Figure scripts:
*****

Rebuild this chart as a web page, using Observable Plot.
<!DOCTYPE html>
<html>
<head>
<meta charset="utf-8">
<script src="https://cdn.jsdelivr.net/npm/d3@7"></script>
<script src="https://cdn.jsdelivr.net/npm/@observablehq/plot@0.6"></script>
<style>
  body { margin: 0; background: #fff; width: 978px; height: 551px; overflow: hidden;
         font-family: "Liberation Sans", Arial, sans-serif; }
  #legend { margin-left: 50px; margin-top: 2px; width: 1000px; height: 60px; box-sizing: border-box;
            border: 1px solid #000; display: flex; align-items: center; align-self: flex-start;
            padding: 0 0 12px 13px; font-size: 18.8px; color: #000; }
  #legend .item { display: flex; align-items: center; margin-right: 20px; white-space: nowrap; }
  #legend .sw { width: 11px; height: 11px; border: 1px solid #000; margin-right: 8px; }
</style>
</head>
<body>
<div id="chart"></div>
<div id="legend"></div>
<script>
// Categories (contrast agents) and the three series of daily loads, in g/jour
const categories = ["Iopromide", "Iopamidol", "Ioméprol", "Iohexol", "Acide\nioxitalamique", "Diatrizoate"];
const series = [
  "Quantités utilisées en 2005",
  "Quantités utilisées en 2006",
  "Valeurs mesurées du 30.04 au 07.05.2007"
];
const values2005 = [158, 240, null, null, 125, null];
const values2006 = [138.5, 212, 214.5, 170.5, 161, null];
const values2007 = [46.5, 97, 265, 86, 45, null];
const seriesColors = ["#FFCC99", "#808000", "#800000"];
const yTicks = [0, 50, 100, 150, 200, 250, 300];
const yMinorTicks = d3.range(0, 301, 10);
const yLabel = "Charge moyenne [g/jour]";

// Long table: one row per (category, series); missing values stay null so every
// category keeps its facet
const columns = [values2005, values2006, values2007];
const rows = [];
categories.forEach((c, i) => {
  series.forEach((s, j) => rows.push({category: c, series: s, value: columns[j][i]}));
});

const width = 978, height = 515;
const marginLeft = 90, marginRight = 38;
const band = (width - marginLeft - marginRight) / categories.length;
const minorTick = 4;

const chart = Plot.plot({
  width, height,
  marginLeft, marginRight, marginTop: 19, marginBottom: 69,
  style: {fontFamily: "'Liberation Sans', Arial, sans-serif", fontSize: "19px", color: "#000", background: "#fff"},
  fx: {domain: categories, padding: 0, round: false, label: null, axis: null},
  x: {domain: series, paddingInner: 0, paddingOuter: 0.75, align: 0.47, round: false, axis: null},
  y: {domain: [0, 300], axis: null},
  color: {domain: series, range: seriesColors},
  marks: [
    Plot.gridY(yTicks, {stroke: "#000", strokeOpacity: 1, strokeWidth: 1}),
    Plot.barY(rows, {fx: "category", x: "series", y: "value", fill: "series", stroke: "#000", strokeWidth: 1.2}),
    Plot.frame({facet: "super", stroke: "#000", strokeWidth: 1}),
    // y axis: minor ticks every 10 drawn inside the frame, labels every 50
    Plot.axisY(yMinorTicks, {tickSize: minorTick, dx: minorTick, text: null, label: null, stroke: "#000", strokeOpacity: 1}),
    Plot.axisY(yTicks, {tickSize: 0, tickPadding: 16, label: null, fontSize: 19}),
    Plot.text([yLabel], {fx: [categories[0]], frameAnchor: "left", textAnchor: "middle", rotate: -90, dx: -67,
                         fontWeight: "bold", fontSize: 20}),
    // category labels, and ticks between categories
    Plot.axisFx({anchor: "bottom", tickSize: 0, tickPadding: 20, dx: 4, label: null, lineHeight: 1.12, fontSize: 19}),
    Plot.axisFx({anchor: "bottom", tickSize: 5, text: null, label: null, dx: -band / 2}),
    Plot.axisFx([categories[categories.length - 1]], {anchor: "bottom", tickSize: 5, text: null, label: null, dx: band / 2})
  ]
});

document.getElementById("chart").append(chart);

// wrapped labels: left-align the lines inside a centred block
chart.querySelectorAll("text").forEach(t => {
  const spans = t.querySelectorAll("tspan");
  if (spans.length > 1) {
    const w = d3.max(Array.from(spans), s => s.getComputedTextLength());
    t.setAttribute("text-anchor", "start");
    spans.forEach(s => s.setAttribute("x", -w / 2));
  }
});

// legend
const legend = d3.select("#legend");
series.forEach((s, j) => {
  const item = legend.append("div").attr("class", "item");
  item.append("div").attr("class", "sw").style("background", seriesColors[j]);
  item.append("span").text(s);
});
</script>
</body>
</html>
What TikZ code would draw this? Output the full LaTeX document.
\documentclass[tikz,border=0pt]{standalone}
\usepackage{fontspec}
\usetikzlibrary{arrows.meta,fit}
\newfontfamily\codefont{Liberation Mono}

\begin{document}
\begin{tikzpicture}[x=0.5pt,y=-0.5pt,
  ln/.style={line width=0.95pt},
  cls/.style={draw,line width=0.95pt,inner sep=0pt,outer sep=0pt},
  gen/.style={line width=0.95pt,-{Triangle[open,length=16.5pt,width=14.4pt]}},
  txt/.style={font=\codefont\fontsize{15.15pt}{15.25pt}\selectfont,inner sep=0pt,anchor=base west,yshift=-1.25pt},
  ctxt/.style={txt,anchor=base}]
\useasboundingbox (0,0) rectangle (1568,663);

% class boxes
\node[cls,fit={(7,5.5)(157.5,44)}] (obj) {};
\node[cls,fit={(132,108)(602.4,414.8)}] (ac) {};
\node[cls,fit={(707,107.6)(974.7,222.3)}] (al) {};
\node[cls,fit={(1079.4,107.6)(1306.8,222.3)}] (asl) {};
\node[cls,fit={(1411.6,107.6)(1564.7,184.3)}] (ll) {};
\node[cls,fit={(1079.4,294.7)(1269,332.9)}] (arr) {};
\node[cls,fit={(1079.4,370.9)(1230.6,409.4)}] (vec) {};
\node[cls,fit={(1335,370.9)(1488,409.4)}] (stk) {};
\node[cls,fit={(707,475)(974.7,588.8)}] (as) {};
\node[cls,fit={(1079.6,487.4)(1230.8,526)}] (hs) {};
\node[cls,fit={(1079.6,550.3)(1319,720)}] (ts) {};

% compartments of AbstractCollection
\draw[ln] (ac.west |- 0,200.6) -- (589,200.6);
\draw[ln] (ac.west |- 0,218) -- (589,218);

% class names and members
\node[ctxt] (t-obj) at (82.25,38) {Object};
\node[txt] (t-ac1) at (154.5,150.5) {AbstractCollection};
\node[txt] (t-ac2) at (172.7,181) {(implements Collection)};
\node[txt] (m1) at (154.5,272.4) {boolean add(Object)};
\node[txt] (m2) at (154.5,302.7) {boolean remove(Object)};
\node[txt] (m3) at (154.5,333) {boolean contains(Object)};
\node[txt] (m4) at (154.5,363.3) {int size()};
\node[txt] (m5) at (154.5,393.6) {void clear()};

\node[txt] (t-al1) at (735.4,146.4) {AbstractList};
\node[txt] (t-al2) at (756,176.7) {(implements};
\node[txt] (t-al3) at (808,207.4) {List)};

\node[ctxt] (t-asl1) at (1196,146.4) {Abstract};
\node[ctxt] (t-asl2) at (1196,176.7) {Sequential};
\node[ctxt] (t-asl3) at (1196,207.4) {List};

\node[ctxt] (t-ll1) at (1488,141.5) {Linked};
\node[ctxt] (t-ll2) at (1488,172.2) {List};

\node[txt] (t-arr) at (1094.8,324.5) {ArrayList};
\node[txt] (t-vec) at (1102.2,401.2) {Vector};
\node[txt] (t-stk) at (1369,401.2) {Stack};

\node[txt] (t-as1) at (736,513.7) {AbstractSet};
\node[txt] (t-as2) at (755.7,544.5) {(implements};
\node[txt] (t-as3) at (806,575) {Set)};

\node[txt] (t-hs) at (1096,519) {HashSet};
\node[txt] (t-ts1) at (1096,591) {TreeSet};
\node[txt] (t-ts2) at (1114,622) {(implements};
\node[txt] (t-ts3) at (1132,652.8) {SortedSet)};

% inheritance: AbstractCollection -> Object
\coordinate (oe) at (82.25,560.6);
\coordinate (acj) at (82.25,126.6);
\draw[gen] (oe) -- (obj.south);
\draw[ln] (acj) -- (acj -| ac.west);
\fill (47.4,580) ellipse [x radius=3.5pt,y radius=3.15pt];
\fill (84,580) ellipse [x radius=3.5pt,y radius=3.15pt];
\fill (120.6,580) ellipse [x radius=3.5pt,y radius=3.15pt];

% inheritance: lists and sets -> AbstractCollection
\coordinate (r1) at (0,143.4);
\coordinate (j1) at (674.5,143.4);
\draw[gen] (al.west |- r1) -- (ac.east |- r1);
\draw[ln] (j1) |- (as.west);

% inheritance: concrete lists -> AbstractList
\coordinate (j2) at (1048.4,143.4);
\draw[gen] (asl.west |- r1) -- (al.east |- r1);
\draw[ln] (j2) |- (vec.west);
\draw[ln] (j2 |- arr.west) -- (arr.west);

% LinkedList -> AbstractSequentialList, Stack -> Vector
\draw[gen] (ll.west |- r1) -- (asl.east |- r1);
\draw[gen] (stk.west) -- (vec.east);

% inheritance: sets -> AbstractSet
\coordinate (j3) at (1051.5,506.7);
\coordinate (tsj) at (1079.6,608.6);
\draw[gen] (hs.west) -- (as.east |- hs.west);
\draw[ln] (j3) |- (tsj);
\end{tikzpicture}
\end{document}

*****

Direction:
Filter the records above for lines containing the word "chart", and copy those lines.

Complete response:
Rebuild this chart as a web page, using Observable Plot.
<div id="chart"></div>
const chart = Plot.plot({
document.getElementById("chart").append(chart);
chart.querySelectorAll("text").forEach(t => {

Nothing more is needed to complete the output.